-- Start Provided information --
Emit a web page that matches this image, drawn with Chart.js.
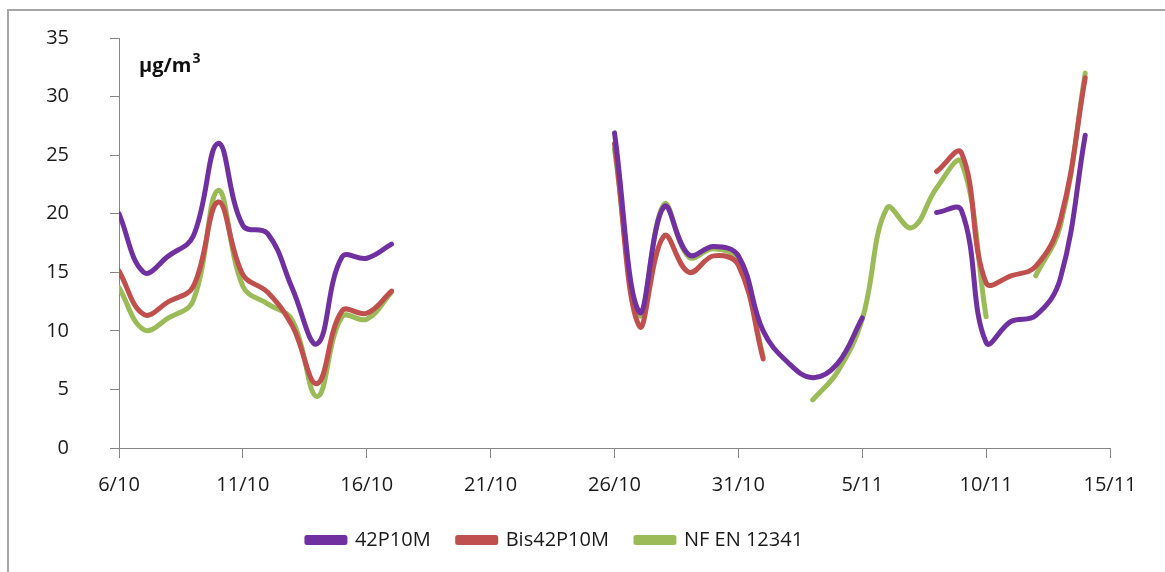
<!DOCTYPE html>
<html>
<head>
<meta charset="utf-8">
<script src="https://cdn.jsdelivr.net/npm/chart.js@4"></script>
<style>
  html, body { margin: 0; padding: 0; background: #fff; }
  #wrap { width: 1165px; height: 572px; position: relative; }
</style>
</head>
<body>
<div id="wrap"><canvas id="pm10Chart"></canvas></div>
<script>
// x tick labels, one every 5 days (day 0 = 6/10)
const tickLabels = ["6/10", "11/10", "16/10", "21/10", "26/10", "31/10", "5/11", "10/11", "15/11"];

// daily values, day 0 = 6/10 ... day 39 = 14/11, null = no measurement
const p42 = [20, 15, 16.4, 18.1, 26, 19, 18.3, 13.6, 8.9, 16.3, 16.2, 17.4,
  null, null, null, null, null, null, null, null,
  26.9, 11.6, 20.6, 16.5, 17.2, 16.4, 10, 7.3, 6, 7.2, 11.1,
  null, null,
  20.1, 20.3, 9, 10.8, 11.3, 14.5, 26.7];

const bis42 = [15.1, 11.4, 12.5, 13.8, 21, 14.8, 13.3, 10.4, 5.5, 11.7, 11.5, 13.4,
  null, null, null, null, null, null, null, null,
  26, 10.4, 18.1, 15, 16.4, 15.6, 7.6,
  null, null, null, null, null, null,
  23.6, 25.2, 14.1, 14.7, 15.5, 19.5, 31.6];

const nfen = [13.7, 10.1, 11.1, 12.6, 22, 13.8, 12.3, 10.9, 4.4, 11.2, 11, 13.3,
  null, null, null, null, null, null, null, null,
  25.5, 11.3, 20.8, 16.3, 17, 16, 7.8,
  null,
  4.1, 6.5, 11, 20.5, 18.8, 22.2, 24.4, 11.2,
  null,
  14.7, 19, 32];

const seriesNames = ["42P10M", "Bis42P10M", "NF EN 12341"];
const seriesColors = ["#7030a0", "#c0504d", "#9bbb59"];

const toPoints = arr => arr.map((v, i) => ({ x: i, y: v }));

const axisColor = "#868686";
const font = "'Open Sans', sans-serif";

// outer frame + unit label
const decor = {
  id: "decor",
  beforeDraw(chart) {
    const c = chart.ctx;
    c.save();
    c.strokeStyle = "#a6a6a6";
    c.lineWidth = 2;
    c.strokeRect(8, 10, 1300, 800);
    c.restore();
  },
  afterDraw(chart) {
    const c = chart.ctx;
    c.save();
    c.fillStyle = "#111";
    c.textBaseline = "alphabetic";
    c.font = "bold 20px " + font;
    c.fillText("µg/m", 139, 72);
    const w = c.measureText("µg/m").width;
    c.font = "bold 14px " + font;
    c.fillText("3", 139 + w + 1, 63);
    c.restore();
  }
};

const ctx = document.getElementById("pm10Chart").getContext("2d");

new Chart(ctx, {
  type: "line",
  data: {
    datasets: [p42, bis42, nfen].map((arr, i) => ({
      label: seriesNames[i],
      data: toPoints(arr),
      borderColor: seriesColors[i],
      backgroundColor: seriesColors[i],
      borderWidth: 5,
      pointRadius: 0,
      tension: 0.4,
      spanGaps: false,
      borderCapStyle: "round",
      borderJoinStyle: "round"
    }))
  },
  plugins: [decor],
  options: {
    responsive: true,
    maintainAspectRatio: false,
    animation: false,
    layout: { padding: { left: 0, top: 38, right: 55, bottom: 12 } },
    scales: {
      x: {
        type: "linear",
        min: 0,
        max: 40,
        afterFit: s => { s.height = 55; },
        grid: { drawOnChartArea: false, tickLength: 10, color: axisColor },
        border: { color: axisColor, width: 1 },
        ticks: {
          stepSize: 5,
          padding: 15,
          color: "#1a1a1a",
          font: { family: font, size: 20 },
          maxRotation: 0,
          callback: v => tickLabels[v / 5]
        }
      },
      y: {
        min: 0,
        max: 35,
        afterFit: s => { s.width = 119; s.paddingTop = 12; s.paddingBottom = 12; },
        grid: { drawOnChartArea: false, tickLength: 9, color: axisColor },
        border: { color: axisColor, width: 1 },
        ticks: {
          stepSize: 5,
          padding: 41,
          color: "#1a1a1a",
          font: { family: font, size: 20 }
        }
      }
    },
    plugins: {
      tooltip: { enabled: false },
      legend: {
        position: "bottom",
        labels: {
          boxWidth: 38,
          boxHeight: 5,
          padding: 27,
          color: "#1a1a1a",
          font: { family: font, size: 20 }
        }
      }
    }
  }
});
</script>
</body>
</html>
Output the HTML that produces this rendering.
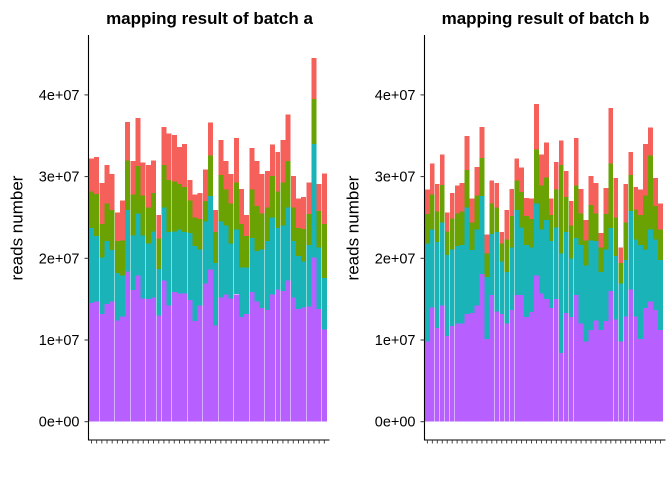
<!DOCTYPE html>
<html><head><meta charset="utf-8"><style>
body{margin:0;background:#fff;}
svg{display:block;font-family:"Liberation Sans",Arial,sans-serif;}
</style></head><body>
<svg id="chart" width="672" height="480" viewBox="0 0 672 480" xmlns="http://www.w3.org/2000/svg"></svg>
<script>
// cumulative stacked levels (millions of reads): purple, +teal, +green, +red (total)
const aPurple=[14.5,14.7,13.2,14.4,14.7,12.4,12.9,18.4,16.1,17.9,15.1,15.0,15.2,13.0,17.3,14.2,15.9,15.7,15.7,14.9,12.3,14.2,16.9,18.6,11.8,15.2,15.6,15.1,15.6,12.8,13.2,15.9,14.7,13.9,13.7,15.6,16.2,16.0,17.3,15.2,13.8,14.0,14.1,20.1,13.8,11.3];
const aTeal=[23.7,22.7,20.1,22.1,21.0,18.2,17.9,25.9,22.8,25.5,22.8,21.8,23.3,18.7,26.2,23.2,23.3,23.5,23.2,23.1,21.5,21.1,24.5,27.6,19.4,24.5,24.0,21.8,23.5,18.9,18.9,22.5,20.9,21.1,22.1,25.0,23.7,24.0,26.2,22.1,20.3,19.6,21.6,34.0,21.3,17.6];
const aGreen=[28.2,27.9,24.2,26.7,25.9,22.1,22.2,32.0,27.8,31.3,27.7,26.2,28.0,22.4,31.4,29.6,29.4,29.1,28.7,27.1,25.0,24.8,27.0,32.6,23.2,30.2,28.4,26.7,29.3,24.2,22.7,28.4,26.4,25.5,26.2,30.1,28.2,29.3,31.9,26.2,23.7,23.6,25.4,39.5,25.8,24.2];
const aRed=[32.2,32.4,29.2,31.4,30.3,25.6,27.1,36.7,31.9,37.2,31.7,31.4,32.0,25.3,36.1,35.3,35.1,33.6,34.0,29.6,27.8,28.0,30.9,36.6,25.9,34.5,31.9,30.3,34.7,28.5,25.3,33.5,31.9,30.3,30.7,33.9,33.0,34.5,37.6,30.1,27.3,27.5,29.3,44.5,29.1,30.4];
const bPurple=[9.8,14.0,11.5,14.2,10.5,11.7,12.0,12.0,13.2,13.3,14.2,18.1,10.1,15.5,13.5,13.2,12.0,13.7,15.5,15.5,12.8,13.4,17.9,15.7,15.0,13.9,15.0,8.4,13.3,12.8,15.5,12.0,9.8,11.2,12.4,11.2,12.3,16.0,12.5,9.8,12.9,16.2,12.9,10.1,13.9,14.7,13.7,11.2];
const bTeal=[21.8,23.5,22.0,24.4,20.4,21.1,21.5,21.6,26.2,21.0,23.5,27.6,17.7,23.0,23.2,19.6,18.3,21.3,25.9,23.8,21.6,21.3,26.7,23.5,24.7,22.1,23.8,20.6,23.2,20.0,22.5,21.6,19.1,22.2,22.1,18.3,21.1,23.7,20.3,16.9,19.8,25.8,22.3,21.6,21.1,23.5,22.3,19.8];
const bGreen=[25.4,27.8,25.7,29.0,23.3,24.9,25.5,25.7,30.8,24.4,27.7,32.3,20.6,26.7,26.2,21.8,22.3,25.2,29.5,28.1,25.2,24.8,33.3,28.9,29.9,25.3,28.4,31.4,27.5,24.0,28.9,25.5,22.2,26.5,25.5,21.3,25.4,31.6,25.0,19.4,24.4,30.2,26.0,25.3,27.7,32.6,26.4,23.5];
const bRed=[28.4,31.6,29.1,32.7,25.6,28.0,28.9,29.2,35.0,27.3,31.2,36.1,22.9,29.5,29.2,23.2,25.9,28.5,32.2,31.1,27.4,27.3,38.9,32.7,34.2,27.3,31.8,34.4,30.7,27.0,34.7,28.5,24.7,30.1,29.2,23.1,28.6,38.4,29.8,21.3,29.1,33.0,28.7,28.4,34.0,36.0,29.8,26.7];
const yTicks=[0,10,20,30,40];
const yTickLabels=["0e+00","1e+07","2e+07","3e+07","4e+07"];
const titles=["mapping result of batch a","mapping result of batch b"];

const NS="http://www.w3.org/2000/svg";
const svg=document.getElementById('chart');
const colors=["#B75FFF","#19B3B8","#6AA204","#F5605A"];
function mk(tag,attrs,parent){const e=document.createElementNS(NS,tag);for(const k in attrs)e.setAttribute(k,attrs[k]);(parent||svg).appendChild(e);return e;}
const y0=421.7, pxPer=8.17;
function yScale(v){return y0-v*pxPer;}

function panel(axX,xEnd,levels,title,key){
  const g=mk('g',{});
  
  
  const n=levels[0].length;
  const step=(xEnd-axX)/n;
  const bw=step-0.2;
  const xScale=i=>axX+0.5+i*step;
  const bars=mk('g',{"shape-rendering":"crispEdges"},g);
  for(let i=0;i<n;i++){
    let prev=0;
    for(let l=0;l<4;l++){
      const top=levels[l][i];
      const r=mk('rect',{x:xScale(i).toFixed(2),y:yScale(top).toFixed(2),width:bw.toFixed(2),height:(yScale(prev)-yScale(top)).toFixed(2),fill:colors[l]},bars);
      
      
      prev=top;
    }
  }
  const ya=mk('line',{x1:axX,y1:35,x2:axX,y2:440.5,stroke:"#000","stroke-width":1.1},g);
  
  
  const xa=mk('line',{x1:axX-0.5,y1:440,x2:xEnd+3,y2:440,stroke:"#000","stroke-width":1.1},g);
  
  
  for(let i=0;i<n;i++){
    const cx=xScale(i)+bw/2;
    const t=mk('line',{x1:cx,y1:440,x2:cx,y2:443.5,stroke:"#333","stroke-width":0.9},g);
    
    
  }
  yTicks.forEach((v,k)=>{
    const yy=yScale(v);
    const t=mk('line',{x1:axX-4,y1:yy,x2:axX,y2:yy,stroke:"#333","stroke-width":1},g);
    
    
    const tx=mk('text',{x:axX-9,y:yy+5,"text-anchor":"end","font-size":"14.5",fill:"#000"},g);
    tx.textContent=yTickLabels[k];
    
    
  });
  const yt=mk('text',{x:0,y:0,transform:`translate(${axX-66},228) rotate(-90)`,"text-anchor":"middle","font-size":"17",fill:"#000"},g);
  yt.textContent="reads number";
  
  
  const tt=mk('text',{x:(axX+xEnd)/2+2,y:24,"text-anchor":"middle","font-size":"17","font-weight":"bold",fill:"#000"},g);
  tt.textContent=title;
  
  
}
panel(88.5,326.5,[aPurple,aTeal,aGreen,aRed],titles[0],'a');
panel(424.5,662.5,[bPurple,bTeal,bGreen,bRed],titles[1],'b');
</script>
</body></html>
-- End Provided information --
Pictures do not belong in the copy. Repeat only the lines from the top of the records through the line containing "20.1, 20.3, 9, 10.8, 11.3, 14.5, 26.7];".

Emit a web page that matches this image, drawn with Chart.js.
<!DOCTYPE html>
<html>
<head>
<meta charset="utf-8">
<script src="https://cdn.jsdelivr.net/npm/chart.js@4"></script>
<style>
  html, body { margin: 0; padding: 0; background: #fff; }
  #wrap { width: 1165px; height: 572px; position: relative; }
</style>
</head>
<body>
<div id="wrap"><canvas id="pm10Chart"></canvas></div>
<script>
// x tick labels, one every 5 days (day 0 = 6/10)
const tickLabels = ["6/10", "11/10", "16/10", "21/10", "26/10", "31/10", "5/11", "10/11", "15/11"];

// daily values, day 0 = 6/10 ... day 39 = 14/11, null = no measurement
const p42 = [20, 15, 16.4, 18.1, 26, 19, 18.3, 13.6, 8.9, 16.3, 16.2, 17.4,
  null, null, null, null, null, null, null, null,
  26.9, 11.6, 20.6, 16.5, 17.2, 16.4, 10, 7.3, 6, 7.2, 11.1,
  null, null,
  20.1, 20.3, 9, 10.8, 11.3, 14.5, 26.7];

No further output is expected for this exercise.